President Eyring said lessons from the story of the Good Samaritan—who found a beaten traveler on the road, helped the man and put in place a specific plan for others to do more—can guide Relief Society sisters.
“At least once, and perhaps often, you have been surprised when you encountered someone in need of care,” he said. “It may have been a parent, a grandparent, a sister or a child struck by illness or disability. Your feelings of compassion prevailed over your human desires. So, you began to offer help.
“Like the traveler in the scripture story of the Good Samaritan it is likely that the help needed turned into longer-term care than you could give alone. The Samaritan needed to pass the traveler to the care of the innkeeper. The Lord’s plan for serving others in need provides teams.”
President Eyring said bishops and Relief Society presidents always invite family members to help each other when there is a need.
“You have observed and felt that blessing,” he said. “Whenever you have cared for someone for even a short time you have felt love for the person you served.”
Because caregivers are mortal, that love may also be interrupted by feelings of frustration and fatigue, he said.
“That is another reason why the Lord lets us have the help of others in our service to those in need,” he said. “That is why the Lord has created societies of caregivers.”
President Eyring said caring for those in need takes a team—a loving and unified society.
“Even though extended and loving service to people is richly rewarded, you have learned that there are physical, emotional and financial limits to what is possible,” he said. “The person giving care long enough can become the one who needs care.”
President Eyring told the congregation that what they know of the plan of salvation can be their guide in making heartrending choices—such as balancing their desires to serve with the prudence of meeting their own needs.
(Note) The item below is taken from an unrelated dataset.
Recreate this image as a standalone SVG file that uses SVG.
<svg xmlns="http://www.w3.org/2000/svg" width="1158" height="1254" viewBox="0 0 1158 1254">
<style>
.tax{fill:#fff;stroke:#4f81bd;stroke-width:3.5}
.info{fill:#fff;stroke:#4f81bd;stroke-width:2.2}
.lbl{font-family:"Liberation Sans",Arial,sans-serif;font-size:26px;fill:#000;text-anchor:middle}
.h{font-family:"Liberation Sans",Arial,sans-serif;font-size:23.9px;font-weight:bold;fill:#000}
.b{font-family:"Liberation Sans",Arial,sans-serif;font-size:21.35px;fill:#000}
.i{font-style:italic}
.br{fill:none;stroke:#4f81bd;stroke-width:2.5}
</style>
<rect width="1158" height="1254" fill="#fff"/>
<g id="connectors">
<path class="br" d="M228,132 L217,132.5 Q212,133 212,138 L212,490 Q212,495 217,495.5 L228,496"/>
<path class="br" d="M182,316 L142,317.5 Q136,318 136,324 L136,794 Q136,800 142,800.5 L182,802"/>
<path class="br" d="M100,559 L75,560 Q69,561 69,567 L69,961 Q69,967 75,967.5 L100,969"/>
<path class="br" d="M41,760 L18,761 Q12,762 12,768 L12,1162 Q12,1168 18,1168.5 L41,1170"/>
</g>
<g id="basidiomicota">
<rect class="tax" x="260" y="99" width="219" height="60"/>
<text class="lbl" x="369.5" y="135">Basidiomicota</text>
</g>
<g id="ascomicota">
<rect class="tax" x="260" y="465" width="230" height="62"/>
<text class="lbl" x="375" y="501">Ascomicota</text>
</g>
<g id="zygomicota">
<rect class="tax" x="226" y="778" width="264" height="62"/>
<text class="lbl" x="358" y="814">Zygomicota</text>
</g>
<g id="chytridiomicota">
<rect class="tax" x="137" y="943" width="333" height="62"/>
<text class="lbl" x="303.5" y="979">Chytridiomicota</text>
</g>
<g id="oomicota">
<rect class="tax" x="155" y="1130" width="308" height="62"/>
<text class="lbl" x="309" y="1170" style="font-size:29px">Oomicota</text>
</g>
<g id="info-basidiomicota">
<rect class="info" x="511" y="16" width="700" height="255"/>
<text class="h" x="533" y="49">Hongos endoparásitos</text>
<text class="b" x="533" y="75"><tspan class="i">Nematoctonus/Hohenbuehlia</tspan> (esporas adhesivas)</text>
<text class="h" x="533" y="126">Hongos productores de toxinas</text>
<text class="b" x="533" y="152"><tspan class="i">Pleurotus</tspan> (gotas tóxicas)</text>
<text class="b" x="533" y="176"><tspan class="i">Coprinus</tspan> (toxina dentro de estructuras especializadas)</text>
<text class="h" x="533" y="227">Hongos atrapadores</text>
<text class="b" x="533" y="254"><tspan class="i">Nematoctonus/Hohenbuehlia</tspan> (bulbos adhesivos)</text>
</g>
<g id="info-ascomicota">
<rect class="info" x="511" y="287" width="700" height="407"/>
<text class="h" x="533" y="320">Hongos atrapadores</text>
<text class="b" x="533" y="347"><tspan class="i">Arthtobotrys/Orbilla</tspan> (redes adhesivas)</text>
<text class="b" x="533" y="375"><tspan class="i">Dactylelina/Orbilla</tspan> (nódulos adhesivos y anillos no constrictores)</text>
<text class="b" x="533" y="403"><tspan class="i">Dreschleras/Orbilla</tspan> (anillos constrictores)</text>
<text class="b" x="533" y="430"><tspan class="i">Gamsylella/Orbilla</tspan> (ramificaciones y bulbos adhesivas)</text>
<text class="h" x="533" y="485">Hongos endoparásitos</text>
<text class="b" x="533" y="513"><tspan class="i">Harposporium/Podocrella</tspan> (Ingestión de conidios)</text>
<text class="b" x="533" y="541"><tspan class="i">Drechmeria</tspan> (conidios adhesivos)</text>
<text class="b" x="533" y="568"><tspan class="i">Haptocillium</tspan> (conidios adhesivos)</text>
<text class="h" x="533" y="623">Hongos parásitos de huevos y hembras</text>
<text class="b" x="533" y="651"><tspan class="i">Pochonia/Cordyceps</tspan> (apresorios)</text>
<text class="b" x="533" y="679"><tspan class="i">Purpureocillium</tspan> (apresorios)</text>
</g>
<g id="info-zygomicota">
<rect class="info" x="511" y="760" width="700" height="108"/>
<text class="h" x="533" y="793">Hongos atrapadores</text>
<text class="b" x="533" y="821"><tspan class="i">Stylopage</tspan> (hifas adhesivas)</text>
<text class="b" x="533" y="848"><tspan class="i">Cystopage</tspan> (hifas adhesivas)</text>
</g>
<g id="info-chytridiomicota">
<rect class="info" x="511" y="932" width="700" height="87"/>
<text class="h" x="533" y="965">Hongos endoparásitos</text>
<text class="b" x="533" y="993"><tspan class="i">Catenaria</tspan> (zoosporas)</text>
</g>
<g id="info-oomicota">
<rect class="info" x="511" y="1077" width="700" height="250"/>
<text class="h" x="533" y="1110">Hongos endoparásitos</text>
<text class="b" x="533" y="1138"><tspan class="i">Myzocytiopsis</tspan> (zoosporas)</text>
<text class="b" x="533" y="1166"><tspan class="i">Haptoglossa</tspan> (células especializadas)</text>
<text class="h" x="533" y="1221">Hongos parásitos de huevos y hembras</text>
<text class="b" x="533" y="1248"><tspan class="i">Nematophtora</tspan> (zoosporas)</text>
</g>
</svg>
“Our choice to best help someone through hard trials then becomes: ‘What course should I follow that will best help the person I love to “endure well?” It is for us to make it more likely that they can exercise faith in Christ, keep a bright hope of eternal life, and practice charity, the pure love of Christ, to the end of his or her life.’”
Great Relief Society presidents find ways to let those who need care help in the care of others, he said. “They create opportunities for sisters to endure trials well as they care for each other in the pure love of Christ. That may include gentle urging of the tired giver of care to rest and accept the help of others.”
The sisters make that possible by being slow to judge those going through trials, he said.
“Most people carrying heavy loads begin to doubt themselves and their own worth. We lighten their loads as we are patient with their weaknesses and celebrate whatever goodness we can see in them. The Lord does that.”
The Holy Ghost is sent to Relief Society sisters and to those they care for. “You will be strengthened and yet inspired to know the extent of your ability to serve,” he said. “The Spirit will comfort you when you may wonder, ‘Did I do enough?’
“I testify that the Lord will be with you and that your way will be prepared and marked for you by Him in your service to those He loves in their needs and trials.”